We present the datasets for NeurIPS 2022 paper "Learning Dissipative Dynamics in Chaotic Systems." In this work, we propose a machine learning framework, which we call the Markov Neural Operator (MNO), to learn the underlying solution operator for dissipative chaotic systems, showing that the resulting learned operator accurately captures short-time trajectories and long-time statistical behavior. In our work, we present results in the finite-dimensional toy system Lorenz-63. We showcase results on the 1D Kuramoto–Sivashinsky (KS) and on the 2D Navier-Stokes (Kolmogorov flows) PDEs. We present the datasets for Lorenz-63, KS, and Navier-Stokes (Reynolds numbers 40, 500, and 5000).

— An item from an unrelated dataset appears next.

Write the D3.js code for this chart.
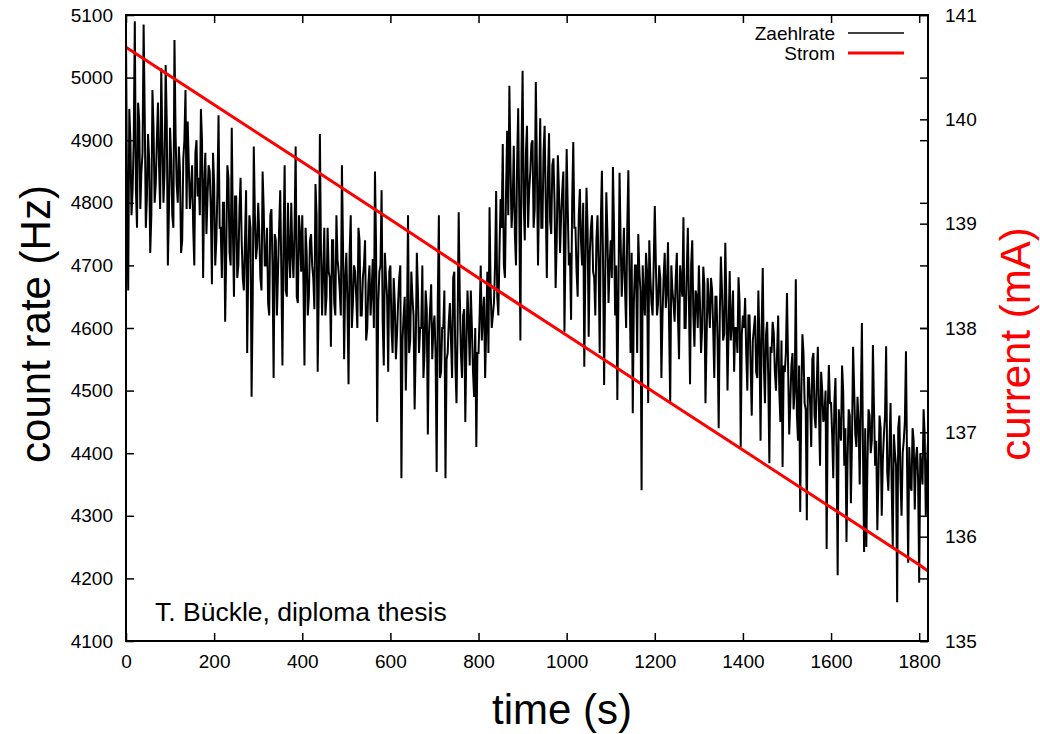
<!DOCTYPE html>
<html>
<head>
<meta charset="utf-8">
<script src="https://cdn.jsdelivr.net/npm/d3@7"></script>
<style>
  body { margin: 0; background: #fff; }
  text { font-family: "Liberation Sans", Arial, sans-serif; }
</style>
</head>
<body>
<svg id="chart" width="1040" height="734"></svg>
<script>

// count rate (Hz), readings at t = 0, 5, 10, ... s
var sampleStep = 5
var countRate = [
	5070, 4660, 4900, 4820, 5090, 4760, 4930, 4850, 5085, 4760, 4910, 4720, 4980, 4800, 4900, 4860, 5015, 4800, 5020, 4700,
	4920, 4780, 5060, 4830, 4890, 4720, 4870, 4980, 4930, 4790, 4860, 4700, 4900, 4840, 4950, 4680, 4880, 4810, 4850, 4670,
	4830, 4740, 4940, 4760, 4800, 4610, 4860, 4720, 4920, 4650, 4810, 4700, 4840, 4680, 4740, 4560, 4780, 4490, 4890, 4710,
	4800, 4680, 4850, 4700, 4760, 4620, 4790, 4520, 4740, 4690, 4820, 4540, 4860, 4650, 4720, 4800, 4680, 4890, 4640, 4750,
	4780, 4540, 4720, 4650, 4750, 4680, 4830, 4530, 4910, 4620, 4760, 4650, 4690, 4570, 4740, 4620, 4710, 4660, 4860, 4550,
	4720, 4510, 4780, 4640, 4690, 4600, 4740, 4620, 4700, 4580, 4670, 4620, 4710, 4850, 4450, 4690, 4820, 4540, 4680, 4530,
	4700, 4560, 4640, 4590, 4680, 4360, 4620, 4500, 4780, 4580, 4650, 4470, 4720, 4560, 4600, 4520, 4660, 4430, 4630, 4550,
	4620, 4370, 4780, 4530, 4600, 4360, 4560, 4640, 4520, 4690, 4480, 4785, 4560, 4620, 4450, 4660, 4540, 4600, 4490, 4410,
	4560, 4700, 4620, 4520, 4690, 4793, 4600, 4640, 4819, 4620, 4806, 4894, 4680, 4915, 4987, 4760, 4891, 4700, 4951, 4580,
	5011, 4740, 4923, 4820, 4894, 4760, 4993, 4700, 4935, 4760, 4923, 4680, 4911, 4750, 4871, 4664, 4876, 4720, 4820, 4594,
	4886, 4700, 4613, 4897, 4760, 4650, 4822, 4700, 4538, 4824, 4586, 4760, 4690, 4620, 4780, 4560, 4851, 4509, 4817, 4640,
	4740, 4857, 4620, 4485, 4848, 4650, 4760, 4600, 4852, 4560, 4464, 4700, 4560, 4690, 4341, 4650, 4720, 4480, 4680, 4620,
	4795, 4620, 4700, 4520, 4680, 4632, 4737, 4480, 4660, 4610, 4720, 4550, 4670, 4777, 4600, 4760, 4510, 4740, 4570, 4650,
	4700, 4560, 4698, 4480, 4680, 4600, 4661, 4520, 4650, 4440, 4714, 4580, 4736, 4500, 4691, 4610, 4530, 4600, 4681, 4410,
	4620, 4648, 4500, 4620, 4460, 4600, 4530, 4660, 4420, 4696, 4480, 4610, 4384, 4560, 4592, 4500, 4620, 4450, 4378, 4530,
	4656, 4430, 4540, 4470, 4678, 4420, 4306, 4590, 4480, 4293, 4520, 4410, 4560, 4440, 4570, 4380, 4500, 4460, 4247, 4541,
	4480, 4360, 4520, 4205, 4440, 4540, 4380, 4258, 4470, 4320, 4570, 4430, 4490, 4350, 4608, 4242, 4250, 4470, 4400, 4573,
	4380, 4277, 4460, 4300, 4430, 4571, 4340, 4480, 4250, 4400, 4162, 4460, 4300, 4420, 4563, 4225, 4350, 4440, 4310, 4410,
	4193, 4380, 4470, 4300, 4420
]

// count rate (Hz), readings in between, at t = 2.5, 7.5, 12.5, ... s
var countRateMid = [
	4800, 4950, 4780, 4900, 4820, 4960, 4790, 4880, 4940, 4810, 4870, 4780, 4920, 4830, 4960, 4790, 4900, 4850, 4930, 4790,
	4870, 4760, 4910, 4800, 4850, 4740, 4900, 4790, 4860, 4820, 4760, 4880, 4810, 4780, 4900, 4830, 4750, 4860, 4790, 4880,
	4700, 4820, 4760, 4680, 4800, 4720, 4840, 4700, 4760, 4810, 4680, 4790, 4740, 4660, 4820, 4700, 4760, 4640, 4780, 4730,
	4750, 4660, 4790, 4700, 4640, 4780, 4700, 4750, 4620, 4760, 4690, 4740, 4660, 4800, 4680, 4720, 4760, 4650, 4780, 4690,
	4680, 4760, 4620, 4740, 4700, 4630, 4780, 4660, 4720, 4690, 4620, 4760, 4680, 4740, 4640, 4780, 4690, 4620, 4730, 4680,
	4640, 4720, 4600, 4700, 4650, 4760, 4620, 4680, 4740, 4600, 4700, 4660, 4600, 4730, 4640, 4700, 4610, 4720, 4650, 4690,
	4600, 4680, 4550, 4640, 4700, 4580, 4650, 4600, 4560, 4690, 4620, 4570, 4660, 4600, 4700, 4560, 4630, 4590, 4670, 4600,
	4560, 4640, 4520, 4600, 4660, 4550, 4610, 4580, 4680, 4540, 4600, 4650, 4520, 4630, 4570, 4610, 4660, 4530, 4600, 4560,
	4620, 4580, 4650, 4600, 4560, 4660, 4620, 4700, 4650, 4720, 4760, 4700, 4820, 4780, 4860, 4800, 4750, 4860, 4790, 4880,
	4800, 4880, 4760, 4850, 4900, 4790, 4860, 4820, 4760, 4880, 4800, 4840, 4770, 4860, 4800, 4740, 4820, 4780, 4850, 4740,
	4790, 4720, 4800, 4760, 4690, 4780, 4740, 4800, 4700, 4760, 4720, 4780, 4680, 4740, 4700, 4770, 4710, 4680, 4750, 4700,
	4680, 4760, 4700, 4650, 4740, 4700, 4660, 4760, 4690, 4720, 4640, 4700, 4750, 4660, 4700, 4620, 4690, 4740, 4640, 4700,
	4700, 4640, 4680, 4620, 4720, 4660, 4600, 4700, 4640, 4680, 4620, 4700, 4650, 4600, 4690, 4640, 4700, 4620, 4660, 4600,
	4640, 4600, 4670, 4580, 4640, 4680, 4600, 4650, 4580, 4620, 4660, 4590, 4640, 4600, 4580, 4660, 4600, 4560, 4640, 4590,
	4600, 4560, 4620, 4540, 4580, 4620, 4520, 4580, 4600, 4540, 4590, 4520, 4570, 4610, 4530, 4560, 4500, 4580, 4540, 4560,
	4540, 4480, 4560, 4500, 4460, 4540, 4490, 4560, 4470, 4520, 4480, 4550, 4460, 4510, 4470, 4530, 4450, 4500, 4470, 4480,
	4430, 4480, 4400, 4470, 4420, 4500, 4440, 4390, 4460, 4420, 4500, 4410, 4450, 4480, 4400, 4440, 4380, 4460, 4420, 4470,
	4420, 4360, 4440, 4390, 4460, 4370, 4410, 4350, 4430, 4380, 4440, 4360, 4400, 4450, 4380, 4410, 4340, 4420, 4390, 4360,
	4400, 4350, 4430, 4380
]

// beam current (mA)
var currentTime = [0, 200, 400, 600, 800, 1000, 1200, 1400, 1600, 1800, 1820]
var currentValue = [140.69, 140.14, 139.59, 139.04, 138.48, 137.93, 137.38, 136.83, 136.28, 135.73, 135.67]

var xTicks = [0, 200, 400, 600, 800, 1000, 1200, 1400, 1600, 1800]
var yTicks = [4100, 4200, 4300, 4400, 4500, 4600, 4700, 4800, 4900, 5000, 5100]
var y2Ticks = [135, 136, 137, 138, 139, 140, 141]

var legendNames = ["Zaehlrate", "Strom"]

function drawChart() {

	var svg = d3.select("#chart")

	var plotLeft = 126, plotRight = 928, plotTop = 15, plotBottom = 641

	var x = d3.scaleLinear().domain([0, 1820]).range([plotLeft, plotRight])
	var y = d3.scaleLinear().domain([4100, 5100]).range([plotBottom, plotTop])
	var y2 = d3.scaleLinear().domain([135, 141]).range([plotBottom, plotTop])

	// axes, all ticks pointing inwards
	svg.append("g")
		.attr("transform", "translate(" + plotLeft + ",0)")
		.call(d3.axisLeft(y).tickValues(yTicks).tickSize(-8).tickPadding(13).tickFormat(d3.format("d")))
	svg.append("g")
		.attr("transform", "translate(" + plotRight + ",0)")
		.call(d3.axisRight(y).tickValues(yTicks).tickSize(-8).tickFormat(""))
	svg.append("g")
		.attr("transform", "translate(" + plotRight + ",0)")
		.call(d3.axisRight(y2).tickValues(y2Ticks).tickSize(-8).tickPadding(17).tickFormat(d3.format("d")))
	svg.append("g")
		.attr("transform", "translate(0," + plotBottom + ")")
		.call(d3.axisBottom(x).tickValues(xTicks).tickSize(-8).tickPadding(14).tickFormat(d3.format("d")))
	svg.append("g")
		.attr("transform", "translate(0," + plotTop + ")")
		.call(d3.axisTop(x).tickValues(xTicks).tickSize(-8).tickFormat(""))

	svg.selectAll(".domain").remove()
	svg.selectAll(".tick line").attr("stroke", "black").attr("stroke-width", 1.5)
	svg.selectAll(".tick text").attr("font-size", 19).attr("fill", "black")

	// interleave the two sets of readings into one time series
	var series = []
	countRate.forEach(function (v, i) {
		series.push({ t: i * sampleStep, v: v })
		if (i < countRateMid.length) {
			series.push({ t: i * sampleStep + sampleStep / 2, v: countRateMid[i] })
		}
	})

	var ratePath = d3.line()
		.x(function (d) { return x(d.t) })
		.y(function (d) { return y(d.v) })

	svg.append("path")
		.datum(series)
		.attr("d", ratePath)
		.attr("fill", "none")
		.attr("stroke", "black")
		.attr("stroke-width", 2)

	// current on the second axis
	var currentPath = d3.line()
		.x(function (d, i) { return x(currentTime[i]) })
		.y(function (d) { return y2(d) })

	svg.append("path")
		.datum(currentValue)
		.attr("d", currentPath)
		.attr("fill", "none")
		.attr("stroke", "#ff0000")
		.attr("stroke-width", 3)

	// frame
	svg.append("rect")
		.attr("x", plotLeft)
		.attr("y", plotTop)
		.attr("width", plotRight - plotLeft)
		.attr("height", plotBottom - plotTop)
		.attr("fill", "none")
		.attr("stroke", "black")
		.attr("stroke-width", 2)

	// legend
	var legendColors = ["black", "#ff0000"]
	var legendWidths = [1.5, 3]
	var legend = svg.selectAll(".legend")
		.data(legendNames)
		.enter()
		.append("g")
		.attr("transform", function (d, i) { return "translate(0," + (33 + i * 20) + ")" })
	legend.append("text")
		.attr("x", 835)
		.attr("dy", "0.35em")
		.attr("text-anchor", "end")
		.attr("font-size", 19)
		.text(function (d) { return d })
	legend.append("line")
		.attr("x1", 848)
		.attr("x2", 904)
		.attr("stroke", function (d, i) { return legendColors[i] })
		.attr("stroke-width", function (d, i) { return legendWidths[i] })

	// labels
	svg.append("text")
		.attr("x", 155)
		.attr("y", 621)
		.attr("font-size", 26.5)
		.text("T. Bückle, diploma thesis")

	svg.append("text")
		.attr("x", 562)
		.attr("y", 724)
		.attr("text-anchor", "middle")
		.attr("font-size", 42)
		.text("time (s)")

	svg.append("text")
		.attr("transform", "translate(50,324) rotate(-90)")
		.attr("text-anchor", "middle")
		.attr("font-size", 42)
		.text("count rate (Hz)")

	svg.append("text")
		.attr("transform", "translate(1030,344) rotate(-90)")
		.attr("text-anchor", "middle")
		.attr("font-size", 42)
		.attr("fill", "#ff0000")
		.text("current (mA)")
}

drawChart()

</script>
</body>
</html>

The data is stored as .npy and .mat files: L63.mat: Lorenz-63 data (one long trajectory of 10000 seconds) KS.mat: 1D Kuramoto–Sivashinsky data (1200 trajectories, 500 time-steps each) 2D_NS_Re40.npy: 2D Navier-Stokes data (200 trajectories, 500 time-steps each) at 64 x 64 spatial resolution. 2D_NS_Re500.npy: 2D Navier-Stokes data (1000 trajectories, 500 time-steps each) at 64 x 64 spatial resolution with Reynolds number 500. 2D_NS_Re5000.npy: 2D Navier-Stokes data (100 trajectories, 500 time-steps each) at 128 x 128 spatial resolution with Reynolds number 500.